------ Data provided ------

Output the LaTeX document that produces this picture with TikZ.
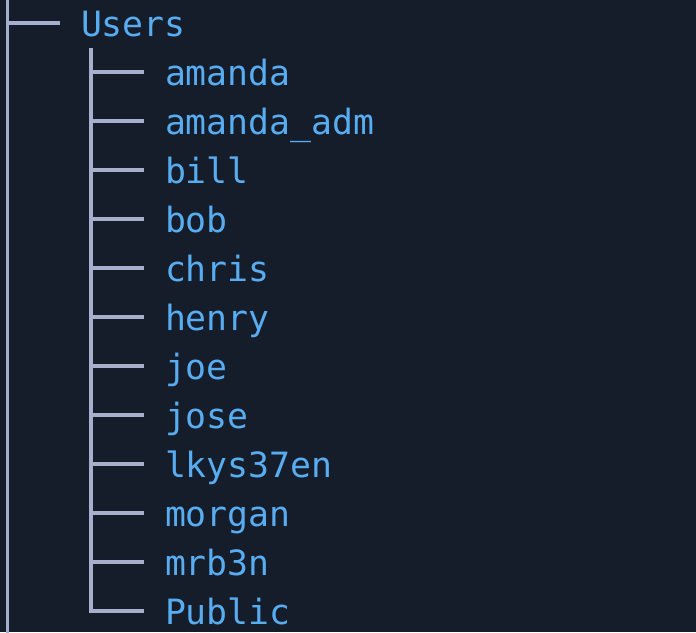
\documentclass[tikz,border=0pt]{standalone}
\usepackage{fontspec}
\newfontfamily\treefont{DejaVu Sans Mono}
\definecolor{bgc}{RGB}{21,28,42}
\definecolor{txtc}{RGB}{88,172,240}
\definecolor{linec}{RGB}{166,176,204}
\tikzset{
  branch/.style={draw=linec, line width=3.5pt, line cap=butt, line join=miter},
  entry/.style={anchor=base west, inner sep=0pt, outer sep=0pt, text=txtc,
    font=\treefont\fontsize{34.8}{40}\selectfont}
}
\begin{document}
\begin{tikzpicture}[x=1pt,y=-1pt]
\fill[bgc] (0,0) rectangle (696,632);
\useasboundingbox (0,0) rectangle (696,632);
% root level
\coordinate (rtop) at (7.5,-5);
\coordinate (rbot) at (7.5,640);
\draw[branch] (rtop) -- (rbot);
\coordinate (uj) at (7.5,23);
\coordinate (ue) at (60,23);
\node[entry] (users) at (81,36) {Users};
\draw[branch] (uj) -- (ue);
% children
\coordinate (ctop) at (91,48);
\foreach \nm [count=\i from 0] in {amanda,amanda\_adm,bill,bob,chris,henry,joe,jose,lkys37en,morgan,mrb3n,Public}{
  \coordinate (j\i) at (91,{72+49*\i});
  \coordinate (e\i) at (144,{72+49*\i});
  \node[entry] (n\i) at (165,{85+49*\i}) {\nm};
}
\draw[branch] (ctop) -- (j11) -- (e11);
\foreach \i in {0,...,10}{
  \draw[branch] (j\i) -- (e\i);
}
\end{tikzpicture}
\end{document}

------

What the task requires
Every line above should be returned exactly; the pictures stay out.

Worked solution
Output the LaTeX document that produces this picture with TikZ.
\documentclass[tikz,border=0pt]{standalone}
\usepackage{fontspec}
\newfontfamily\treefont{DejaVu Sans Mono}
\definecolor{bgc}{RGB}{21,28,42}
\definecolor{txtc}{RGB}{88,172,240}
\definecolor{linec}{RGB}{166,176,204}
\tikzset{
  branch/.style={draw=linec, line width=3.5pt, line cap=butt, line join=miter},
  entry/.style={anchor=base west, inner sep=0pt, outer sep=0pt, text=txtc,
    font=\treefont\fontsize{34.8}{40}\selectfont}
}
\begin{document}
\begin{tikzpicture}[x=1pt,y=-1pt]
\fill[bgc] (0,0) rectangle (696,632);
\useasboundingbox (0,0) rectangle (696,632);
% root level
\coordinate (rtop) at (7.5,-5);
\coordinate (rbot) at (7.5,640);
\draw[branch] (rtop) -- (rbot);
\coordinate (uj) at (7.5,23);
\coordinate (ue) at (60,23);
\node[entry] (users) at (81,36) {Users};
\draw[branch] (uj) -- (ue);
% children
\coordinate (ctop) at (91,48);
\foreach \nm [count=\i from 0] in {amanda,amanda\_adm,bill,bob,chris,henry,joe,jose,lkys37en,morgan,mrb3n,Public}{
  \coordinate (j\i) at (91,{72+49*\i});
  \coordinate (e\i) at (144,{72+49*\i});
  \node[entry] (n\i) at (165,{85+49*\i}) {\nm};
}
\draw[branch] (ctop) -- (j11) -- (e11);
\foreach \i in {0,...,10}{
  \draw[branch] (j\i) -- (e\i);
}
\end{tikzpicture}
\end{document}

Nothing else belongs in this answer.